Kommt uns das Homeoffice zu teuer?
26. Mai 2021Die verringerten Ausgaben von Büroangestellten träfen Gastronomie, stationären Einzelhandel und den Personennahverkehr besonders hart, erklärten die Finanzexperten der Unternehmensberatungsfirma Pricewaterhouse Coopers GmbH (PWC) in München.
Derzeit arbeiteten rund 30 Prozent der Angestellten in Deutschland zuhause statt im Büro. Für das Pendeln zum Arbeitsplatz, das Mittagessen im Restaurant, Einkäufe im Büroviertel oder auf dem Arbeitsweg und für Unterhaltung gäben sie weniger Geld aus. Die direkt betroffenen Branchen verlören dadurch 5,7 Milliarden Euro Umsatz.
Einzelne Branchen hart getroffen
Dazu kämen indirekte Effekte wie beispielsweise der geringere Energieverbrauch von Gaststätten. Das führe zu einem wirtschaftlichen Rückgang von 4,1 Milliarden Euro. Die verringerte Kaufkraft der Beschäftigten in den betroffenen Branchen schlage mit 5,1 Milliarden Euro zu Buche. Ergebnis sei ein Rückgang des Bruttoinlandsprodukts um voraussichtlich 14,9 Milliarden Euro oder 0,3 Prozent, heißt es in der PwC-Analyse "Economic impact of Covid-19 induced Home Office".
Die Bruttowertschöpfung von Personenbeförderung, Tourismus, Reiseanbietern, Hotels und Gaststätten sei 2020 um ein Drittel gesunken und dürfte sich bis 2022 nicht auf Vorkrisenniveau erholen. Die Bruttowertschöpfung im stationären Einzelhandel dürfte nach einem Rückgang um 8,6 Prozent im Vorjahr dieses Jahr um 4 Prozent steigen. "Ein ähnliches Bild zeigt sich in der Unterhaltungsbranche", schrieben die PwC-Analysten.
Wie geht Arbeit morgen?
Künftig dürften flexible Arbeitsmodelle vorherrschen. "Es ist davon auszugehen, dass viele Unternehmen mit Blick auf den Wissenstransfer und Zusammenhalt der Belegschaft auf hybride Lösungen setzen werden. Dadurch können auch vom Bürobetrieb abhängige Branchen mittelfristig auf eine Erholung der Umsätze hoffen", sagte PwC-Projektleiter Thorben Wegner.

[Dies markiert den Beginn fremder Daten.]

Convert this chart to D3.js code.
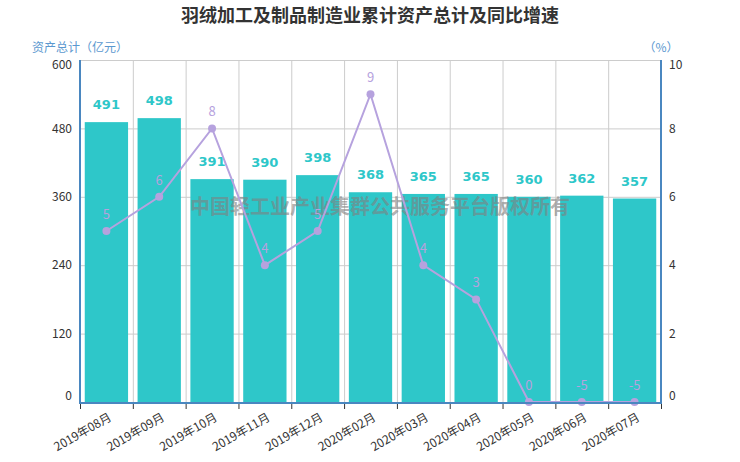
<!DOCTYPE html>
<html>
<head>
<meta charset="utf-8">
<script src="https://cdn.jsdelivr.net/npm/d3@7"></script>
<style>
  html, body { margin: 0; padding: 0; background: #fff; }
  svg { display: block; font-family: "Noto Sans CJK SC", "DejaVu Sans", sans-serif; }
</style>
</head>
<body>
<svg id="chart" width="740" height="462"></svg>
<script>
// ---- data ----
const months = ['2019年08月', '2019年09月', '2019年10月', '2019年11月', '2019年12月', '2020年02月',
    '2020年03月', '2020年04月', '2020年05月', '2020年06月', '2020年07月'];
const assets = [491, 498, 391, 390, 398, 368, 365, 365, 360, 362, 357];
const growth = [5, 6, 8, 4, 5, 9, 4, 3, 0, -5, -5];
const leftTicks = [0, 120, 240, 360, 480, 600];
const rightTicks = [0, 2, 4, 6, 8, 10];

const COLORS = {
    bar: '#2ec7c9',
    line: '#b6a2de',
    axis: '#4a87c0',
    axisName: '#5b98cf',
    grid: '#cccccc',
    text: '#333333',
};

const svg = d3.select('#chart');
const margin = { top: 60, right: 79, bottom: 60, left: 80 };
const width = 740, height = 462;
const plotW = width - margin.left - margin.right;
const plotH = 402 - margin.top;

const x = d3.scaleBand().domain(months).range([margin.left, margin.left + plotW]).paddingInner(0.18).paddingOuter(0.09);
const xGrid = d3.scaleBand().domain(months).range([margin.left, margin.left + plotW]);
const yL = d3.scaleLinear().domain([0, 600]).range([margin.top + plotH, margin.top]);
const yR = d3.scaleLinear().domain([0, 10]).range([margin.top + plotH, margin.top]).clamp(true);

// title
svg.append('text')
    .attr('x', width / 2).attr('y', 22)
    .attr('text-anchor', 'middle')
    .attr('font-size', 18).attr('font-weight', 'bold')
    .attr('fill', COLORS.text)
    .text('羽绒加工及制品制造业累计资产总计及同比增速');

// grid
const grid = svg.append('g');
grid.selectAll('.hg').data(leftTicks).enter().append('line')
    .attr('x1', margin.left).attr('x2', margin.left + plotW)
    .attr('y1', (d) => yL(d) + 0.5).attr('y2', (d) => yL(d) + 0.5)
    .attr('stroke', COLORS.grid);
grid.selectAll('.vg').data(months.slice(1)).enter().append('line')
    .attr('x1', (d) => xGrid(d) + 0.5).attr('x2', (d) => xGrid(d) + 0.5)
    .attr('y1', margin.top).attr('y2', margin.top + plotH)
    .attr('stroke', COLORS.grid);

// bars
svg.append('g').selectAll('rect').data(assets).enter().append('rect')
    .attr('x', (d, i) => x(months[i]))
    .attr('y', (d) => yL(d))
    .attr('width', x.bandwidth())
    .attr('height', (d) => yL(0) - yL(d))
    .attr('fill', COLORS.bar);

// watermark
svg.append('text')
    .attr('x', 380).attr('y', 214)
    .attr('text-anchor', 'middle')
    .attr('font-size', 20).attr('font-weight', 'bold')
    .attr('fill', 'rgba(128,128,128,0.62)')
    .text('中国轻工业产业集群公共服务平台版权所有');

// bar labels
svg.append('g').selectAll('text').data(assets).enter().append('text')
    .attr('x', (d, i) => x(months[i]) + x.bandwidth() / 2)
    .attr('y', (d) => yL(d) - 13)
    .attr('text-anchor', 'middle')
    .attr('font-family', 'Verdana, "DejaVu Sans", sans-serif')
    .attr('font-size', 13).attr('font-weight', 'bold')
    .attr('fill', COLORS.bar)
    .text((d) => d);

// line
const cx = (i) => xGrid(months[i]) + xGrid.bandwidth() / 2;
const line = d3.line().x((d, i) => cx(i)).y((d) => yR(d));
svg.append('path').datum(growth)
    .attr('d', line)
    .attr('fill', 'none')
    .attr('stroke', COLORS.line)
    .attr('stroke-width', 2);
svg.append('g').selectAll('circle').data(growth).enter().append('circle')
    .attr('cx', (d, i) => cx(i)).attr('cy', (d) => yR(d))
    .attr('r', 4).attr('fill', COLORS.line);
svg.append('g').selectAll('text').data(growth).enter().append('text')
    .attr('x', (d, i) => cx(i)).attr('y', (d) => yR(d) - 12)
    .attr('text-anchor', 'middle')
    .attr('font-size', 13)
    .attr('fill', COLORS.line)
    .text((d) => d);

// axes lines
const axes = svg.append('g').attr('stroke', COLORS.axis).attr('stroke-width', 2);
axes.append('line').attr('x1', margin.left).attr('x2', margin.left).attr('y1', margin.top).attr('y2', yL(0) + 2);
axes.append('line').attr('x1', margin.left + plotW).attr('x2', margin.left + plotW).attr('y1', margin.top).attr('y2', yL(0) + 2);
axes.append('line').attr('x1', margin.left).attr('x2', margin.left + plotW).attr('y1', yL(0) + 1).attr('y2', yL(0) + 1);

// x ticks
svg.append('g').selectAll('line').data(months.concat(['end'])).enter().append('line')
    .attr('x1', (d, i) => margin.left + i * xGrid.step() + 0.5)
    .attr('x2', (d, i) => margin.left + i * xGrid.step() + 0.5)
    .attr('y1', yL(0) + 2).attr('y2', yL(0) + 7)
    .attr('stroke', COLORS.text);

// x labels
svg.append('g').selectAll('text').data(months).enter().append('text')
    .attr('transform', (d) => `translate(${xGrid(d) + xGrid.bandwidth() / 2 + 4}, ${yL(0) + 14}) rotate(-30)`)
    .attr('text-anchor', 'end')
    .attr('dy', '0.35em')
    .attr('font-size', 12)
    .attr('fill', COLORS.text)
    .text((d) => d);

// y labels
const lastIdx = leftTicks.length - 1;
const nudge = (i) => (i === 0 ? -6 : i === lastIdx ? 5 : 0);
svg.append('g').selectAll('text').data(leftTicks).enter().append('text')
    .attr('x', margin.left - 8).attr('y', (d, i) => yL(d) + nudge(i))
    .attr('dy', '0.35em')
    .attr('text-anchor', 'end')
    .attr('font-size', 12)
    .attr('fill', COLORS.text)
    .text((d) => d);
svg.append('g').selectAll('text').data(rightTicks).enter().append('text')
    .attr('x', margin.left + plotW + 8).attr('y', (d, i) => yR(d) + nudge(i))
    .attr('dy', '0.35em')
    .attr('text-anchor', 'start')
    .attr('font-size', 12)
    .attr('fill', COLORS.text)
    .text((d) => d);

// axis names
svg.append('text')
    .attr('x', 80).attr('y', 52)
    .attr('text-anchor', 'middle')
    .attr('font-size', 12)
    .attr('fill', COLORS.axisName)
    .text('资产总计（亿元）');
svg.append('text')
    .attr('x', margin.left + plotW).attr('y', 52)
    .attr('text-anchor', 'middle')
    .attr('font-size', 12)
    .attr('fill', COLORS.axisName)
    .text('（%）');
</script>
</body>
</html>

Bundeswirtschaftsminister Peter Altmaier (CDU) hat der Wirtschaft bei einer weiteren Entspannung der Pandemie-Lage Lockerungen der Homeoffice-Pflicht in Aussicht gestellt. "Die Idee, dass man zur Normalität zurückkehrt, bedeutet, dass man dort, wo es Sinn macht, wieder vor Ort arbeiten kann", sagte Altmaier am Sonntagabend im Politik-Talk einer Tageszeitung. Es werde dann "Schritt für Schritt weniger Vorschriften" zum Homeoffice geben.
Uneinige Arbeitgeber
Viele Unternehmen wollen allerdings, dass ihre Beschäftigten so schnell wie möglich aus dem Homeoffice zurückkommen. "Die Impffortschritte in Gesellschaft und Unternehmen müssen mit einer parallelen Rückkehr in einen normalen Geschäftsbetrieb verbunden sein", fordert der Bundesverband der Deutschen Industrie (BDI) in einem an die Bundesregierung adressierten Zehn-Punkte-Papier.

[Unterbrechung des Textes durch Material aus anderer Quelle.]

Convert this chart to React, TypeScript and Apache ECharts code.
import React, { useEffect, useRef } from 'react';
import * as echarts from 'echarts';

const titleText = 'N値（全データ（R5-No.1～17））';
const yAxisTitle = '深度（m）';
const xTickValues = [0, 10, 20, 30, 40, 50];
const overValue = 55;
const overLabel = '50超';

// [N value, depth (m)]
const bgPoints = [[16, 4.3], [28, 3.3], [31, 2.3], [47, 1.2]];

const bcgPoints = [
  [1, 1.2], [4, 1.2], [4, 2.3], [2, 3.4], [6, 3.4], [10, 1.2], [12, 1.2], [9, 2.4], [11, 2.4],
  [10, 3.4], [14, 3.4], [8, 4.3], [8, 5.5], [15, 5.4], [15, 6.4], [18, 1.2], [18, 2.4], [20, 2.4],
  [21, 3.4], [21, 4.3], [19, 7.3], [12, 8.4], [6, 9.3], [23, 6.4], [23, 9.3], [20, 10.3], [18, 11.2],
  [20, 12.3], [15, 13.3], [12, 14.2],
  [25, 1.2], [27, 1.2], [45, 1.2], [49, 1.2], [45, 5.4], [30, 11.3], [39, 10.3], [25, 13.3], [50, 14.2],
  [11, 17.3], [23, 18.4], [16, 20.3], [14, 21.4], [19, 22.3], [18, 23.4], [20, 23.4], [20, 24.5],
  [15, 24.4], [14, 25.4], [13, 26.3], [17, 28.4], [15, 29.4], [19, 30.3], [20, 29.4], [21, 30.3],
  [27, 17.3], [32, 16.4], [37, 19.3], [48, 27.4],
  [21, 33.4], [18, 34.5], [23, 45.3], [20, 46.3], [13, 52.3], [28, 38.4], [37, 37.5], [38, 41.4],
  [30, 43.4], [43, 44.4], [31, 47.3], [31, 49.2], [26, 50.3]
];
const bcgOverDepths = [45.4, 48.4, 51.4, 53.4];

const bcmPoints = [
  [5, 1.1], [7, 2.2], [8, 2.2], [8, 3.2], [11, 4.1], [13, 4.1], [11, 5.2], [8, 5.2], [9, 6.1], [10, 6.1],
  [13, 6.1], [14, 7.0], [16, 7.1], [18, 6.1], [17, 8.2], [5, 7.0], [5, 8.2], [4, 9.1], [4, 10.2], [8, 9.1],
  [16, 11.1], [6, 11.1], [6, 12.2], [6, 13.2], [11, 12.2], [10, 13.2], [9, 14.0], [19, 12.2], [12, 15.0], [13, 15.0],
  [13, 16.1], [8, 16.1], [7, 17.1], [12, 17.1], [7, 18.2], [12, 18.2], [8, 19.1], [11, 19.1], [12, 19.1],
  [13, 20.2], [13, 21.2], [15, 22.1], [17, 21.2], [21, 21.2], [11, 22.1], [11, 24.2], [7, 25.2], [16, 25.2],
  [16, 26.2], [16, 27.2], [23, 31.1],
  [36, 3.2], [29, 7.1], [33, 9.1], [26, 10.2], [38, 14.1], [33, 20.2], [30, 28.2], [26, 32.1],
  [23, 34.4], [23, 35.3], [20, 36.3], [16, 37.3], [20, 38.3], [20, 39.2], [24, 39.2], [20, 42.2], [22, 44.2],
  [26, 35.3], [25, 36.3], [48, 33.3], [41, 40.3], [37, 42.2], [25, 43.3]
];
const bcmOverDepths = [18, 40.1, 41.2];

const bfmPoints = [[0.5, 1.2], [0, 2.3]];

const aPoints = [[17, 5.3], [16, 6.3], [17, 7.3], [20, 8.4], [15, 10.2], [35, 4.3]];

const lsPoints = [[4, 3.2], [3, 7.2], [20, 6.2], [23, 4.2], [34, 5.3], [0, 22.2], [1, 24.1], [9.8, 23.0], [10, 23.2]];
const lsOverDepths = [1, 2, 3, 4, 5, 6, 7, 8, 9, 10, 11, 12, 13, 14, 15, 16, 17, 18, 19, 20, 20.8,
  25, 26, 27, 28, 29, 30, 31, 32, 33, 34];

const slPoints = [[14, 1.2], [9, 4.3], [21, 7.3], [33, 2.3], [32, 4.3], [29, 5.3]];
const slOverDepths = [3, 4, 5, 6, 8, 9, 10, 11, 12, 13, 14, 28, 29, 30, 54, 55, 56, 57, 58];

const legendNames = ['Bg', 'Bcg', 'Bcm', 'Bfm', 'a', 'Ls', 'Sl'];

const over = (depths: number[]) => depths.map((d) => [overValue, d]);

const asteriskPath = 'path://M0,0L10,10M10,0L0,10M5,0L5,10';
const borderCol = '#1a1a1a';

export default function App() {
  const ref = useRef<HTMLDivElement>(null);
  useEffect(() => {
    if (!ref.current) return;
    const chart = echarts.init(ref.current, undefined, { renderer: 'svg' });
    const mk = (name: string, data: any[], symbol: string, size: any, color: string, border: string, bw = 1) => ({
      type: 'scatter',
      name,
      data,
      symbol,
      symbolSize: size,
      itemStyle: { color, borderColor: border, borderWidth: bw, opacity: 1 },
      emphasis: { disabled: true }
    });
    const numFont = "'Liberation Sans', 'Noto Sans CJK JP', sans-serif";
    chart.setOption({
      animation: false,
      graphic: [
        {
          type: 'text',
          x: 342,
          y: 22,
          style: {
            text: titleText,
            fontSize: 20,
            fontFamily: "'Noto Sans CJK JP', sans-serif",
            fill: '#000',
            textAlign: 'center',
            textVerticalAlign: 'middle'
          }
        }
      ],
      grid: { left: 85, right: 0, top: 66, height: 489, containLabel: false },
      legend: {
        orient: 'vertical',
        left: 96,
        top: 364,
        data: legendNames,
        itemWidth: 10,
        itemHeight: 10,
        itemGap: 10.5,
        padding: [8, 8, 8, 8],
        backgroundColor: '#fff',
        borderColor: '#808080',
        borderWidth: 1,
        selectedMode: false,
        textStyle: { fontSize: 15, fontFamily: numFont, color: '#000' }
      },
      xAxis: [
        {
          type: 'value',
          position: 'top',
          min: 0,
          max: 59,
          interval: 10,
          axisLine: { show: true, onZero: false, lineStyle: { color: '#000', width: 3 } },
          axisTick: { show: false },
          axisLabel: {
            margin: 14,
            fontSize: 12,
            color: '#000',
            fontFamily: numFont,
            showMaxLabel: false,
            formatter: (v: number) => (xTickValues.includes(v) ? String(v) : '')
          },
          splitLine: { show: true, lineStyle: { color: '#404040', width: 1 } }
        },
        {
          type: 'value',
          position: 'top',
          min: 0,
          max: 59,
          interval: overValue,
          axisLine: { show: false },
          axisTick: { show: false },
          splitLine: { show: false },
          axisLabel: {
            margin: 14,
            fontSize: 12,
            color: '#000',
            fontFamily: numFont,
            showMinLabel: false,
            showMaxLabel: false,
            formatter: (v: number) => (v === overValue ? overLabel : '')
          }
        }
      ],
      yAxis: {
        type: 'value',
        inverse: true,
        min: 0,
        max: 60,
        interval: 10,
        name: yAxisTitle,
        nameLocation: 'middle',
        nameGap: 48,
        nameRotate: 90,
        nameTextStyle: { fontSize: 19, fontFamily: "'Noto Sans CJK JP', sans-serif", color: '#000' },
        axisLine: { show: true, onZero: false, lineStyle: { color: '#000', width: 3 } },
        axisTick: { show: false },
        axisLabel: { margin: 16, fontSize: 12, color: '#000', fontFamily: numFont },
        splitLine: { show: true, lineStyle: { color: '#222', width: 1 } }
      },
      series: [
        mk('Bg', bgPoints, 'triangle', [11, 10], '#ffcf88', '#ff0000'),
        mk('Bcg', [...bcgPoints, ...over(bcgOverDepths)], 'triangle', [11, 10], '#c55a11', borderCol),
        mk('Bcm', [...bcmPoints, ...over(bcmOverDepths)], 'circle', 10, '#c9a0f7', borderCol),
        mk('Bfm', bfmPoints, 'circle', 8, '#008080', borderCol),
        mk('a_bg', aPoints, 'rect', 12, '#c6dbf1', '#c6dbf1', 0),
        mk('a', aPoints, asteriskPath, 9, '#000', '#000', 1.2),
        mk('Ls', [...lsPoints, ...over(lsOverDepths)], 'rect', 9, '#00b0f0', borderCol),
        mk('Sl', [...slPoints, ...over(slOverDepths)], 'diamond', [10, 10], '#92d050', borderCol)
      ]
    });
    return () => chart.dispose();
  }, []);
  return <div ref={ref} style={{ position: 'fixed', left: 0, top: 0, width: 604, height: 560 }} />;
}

Der Arbeitgeberverband BDA hat dagegen in Aussicht gestellt, dass Betriebe auch ohne Pflicht weiter Homeoffice und Coronatests anbieten werden. "Wir Arbeitgeber haben immer klar gesagt, dass wir Testen und Homeoffice im Interesse von Beschäftigten und im Eigeninteresse der Unternehmen aktiv unterstützen", so Hauptgeschäftsführer Steffen Kampeter am Dienstag. Gewehrt hätten sich die Unternehmen nur gegen eine bürokratische gesetzliche Überregulierung. "Diese Bürokratie soll Ende Juni auslaufen - das bedeutet nicht das Ende von Homeoffice oder Testen", betonte Kampeter. Die Arbeitgeber stünden auch so zu ihren Beschäftigten.